**Set exercise**
Return the lines exactly as they stand, from the first of the material through the line containing "from matplotlib.patches import Rectangle".

**Available data**
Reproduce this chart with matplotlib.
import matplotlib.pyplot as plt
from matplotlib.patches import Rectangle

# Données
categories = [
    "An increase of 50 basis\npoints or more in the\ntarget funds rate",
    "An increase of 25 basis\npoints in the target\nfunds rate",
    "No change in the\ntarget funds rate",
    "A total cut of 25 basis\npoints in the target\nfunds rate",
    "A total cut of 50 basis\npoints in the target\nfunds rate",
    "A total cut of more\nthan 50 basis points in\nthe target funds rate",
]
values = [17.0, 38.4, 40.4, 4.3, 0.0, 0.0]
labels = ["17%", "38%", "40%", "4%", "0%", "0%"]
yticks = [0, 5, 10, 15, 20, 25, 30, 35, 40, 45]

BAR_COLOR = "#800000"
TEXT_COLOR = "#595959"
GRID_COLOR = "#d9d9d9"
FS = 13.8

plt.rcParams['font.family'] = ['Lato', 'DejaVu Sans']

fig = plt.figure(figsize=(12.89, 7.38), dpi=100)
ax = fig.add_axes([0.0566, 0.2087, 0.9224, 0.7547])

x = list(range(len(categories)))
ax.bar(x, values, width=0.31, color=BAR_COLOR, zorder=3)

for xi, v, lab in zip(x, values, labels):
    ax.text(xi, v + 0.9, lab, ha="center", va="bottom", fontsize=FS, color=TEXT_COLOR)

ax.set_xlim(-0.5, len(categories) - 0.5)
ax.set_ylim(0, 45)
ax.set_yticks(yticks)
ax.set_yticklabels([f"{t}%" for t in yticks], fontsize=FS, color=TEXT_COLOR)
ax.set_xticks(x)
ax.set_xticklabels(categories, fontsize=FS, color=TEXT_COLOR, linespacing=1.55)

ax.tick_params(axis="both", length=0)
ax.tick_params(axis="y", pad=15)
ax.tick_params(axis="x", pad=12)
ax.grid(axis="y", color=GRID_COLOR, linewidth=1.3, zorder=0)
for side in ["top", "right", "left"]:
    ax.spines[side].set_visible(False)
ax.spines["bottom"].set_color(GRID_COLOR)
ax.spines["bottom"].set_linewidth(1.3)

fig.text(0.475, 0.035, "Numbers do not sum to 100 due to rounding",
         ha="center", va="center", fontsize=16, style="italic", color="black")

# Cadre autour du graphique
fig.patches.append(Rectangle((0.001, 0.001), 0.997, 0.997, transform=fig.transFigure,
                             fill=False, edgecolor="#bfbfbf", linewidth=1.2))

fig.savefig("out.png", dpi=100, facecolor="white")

**Written answer**
Reproduce this chart with matplotlib.
import matplotlib.pyplot as plt
from matplotlib.patches import Rectangle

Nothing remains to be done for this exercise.